**PROBLEM REQUIREMENTS**
Starting with the first line below, extract each line through the one that contains "ax.plot(xs, k *", inclusive, excluding pictures.

**DATA EXCERPT**
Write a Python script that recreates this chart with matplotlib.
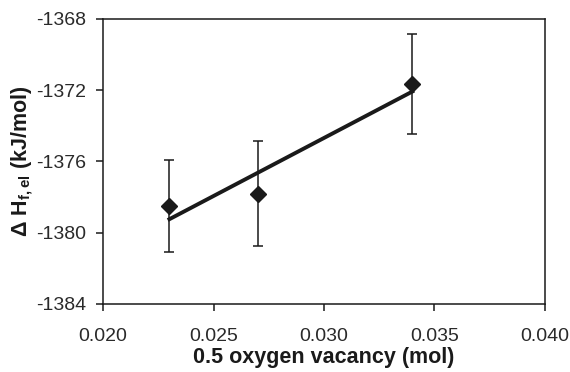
import numpy as np
import matplotlib
matplotlib.use('Agg')
import matplotlib.pyplot as plt

plt.rcParams['font.family'] = ['Liberation Sans', 'DejaVu Sans']
plt.rcParams['mathtext.fontset'] = 'custom'
plt.rcParams['mathtext.rm'] = 'Liberation Sans'
plt.rcParams['mathtext.bf'] = 'Liberation Sans:bold'

# data
vacancy = [0.023, 0.027, 0.034]
dH = [-1378.5, -1377.8, -1371.65]
dH_err = [2.6, 2.95, 2.8]

xticks = [0.020, 0.025, 0.030, 0.035, 0.040]
yticks = [-1384, -1380, -1376, -1372, -1368]

ink = '#1a1a1a'

fig = plt.figure(figsize=(5.7, 3.72), dpi=100)
ax = fig.add_axes([0.181, 0.183, 0.775, 0.766])

# linear trend line
k, b = np.polyfit(vacancy, dH, 1)
xs = np.array([min(vacancy), max(vacancy)])
ax.plot(xs, k * xs + b, color=ink, lw=2.8, zorder=2)

ax.errorbar(vacancy, dH, yerr=dH_err, fmt='D', color=ink, ms=8.5,
            ecolor=ink, elinewidth=1.1, capsize=3.8, capthick=1.1, zorder=3)

ax.set_xlim(0.020, 0.040)
ax.set_ylim(-1384, -1368)
ax.set_xticks(xticks)
ax.set_xticklabels(['%.3f' % t for t in xticks])
ax.set_yticks(yticks)
ax.set_yticklabels([str(t) for t in yticks])
ax.tick_params(direction='out', length=5, width=1.1, color=ink,
               labelsize=14, labelcolor='#2a2a2a')
ax.tick_params(axis='x', pad=12)
ax.tick_params(axis='y', pad=7)
for s in ax.spines.values():
    s.set_linewidth(1.1)
    s.set_color(ink)

ax.set_xlabel('0.5 oxygen vacancy (mol)', fontsize=15.5, fontweight='bold',
              color=ink, labelpad=2)
ax.set_ylabel(r'Δ H$_{\mathbf{f,el}}$ (kJ/mol)', fontsize=15.5,
              fontweight='bold', color=ink, labelpad=1)

fig.savefig('out.png', dpi=100)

**REPLY TO THE TASK**
Write a Python script that recreates this chart with matplotlib.
import numpy as np
import matplotlib
matplotlib.use('Agg')
import matplotlib.pyplot as plt

plt.rcParams['font.family'] = ['Liberation Sans', 'DejaVu Sans']
plt.rcParams['mathtext.fontset'] = 'custom'
plt.rcParams['mathtext.rm'] = 'Liberation Sans'
plt.rcParams['mathtext.bf'] = 'Liberation Sans:bold'

# data
vacancy = [0.023, 0.027, 0.034]
dH = [-1378.5, -1377.8, -1371.65]
dH_err = [2.6, 2.95, 2.8]

xticks = [0.020, 0.025, 0.030, 0.035, 0.040]
yticks = [-1384, -1380, -1376, -1372, -1368]

ink = '#1a1a1a'

fig = plt.figure(figsize=(5.7, 3.72), dpi=100)
ax = fig.add_axes([0.181, 0.183, 0.775, 0.766])

# linear trend line
k, b = np.polyfit(vacancy, dH, 1)
xs = np.array([min(vacancy), max(vacancy)])
ax.plot(xs, k * xs + b, color=ink, lw=2.8, zorder=2)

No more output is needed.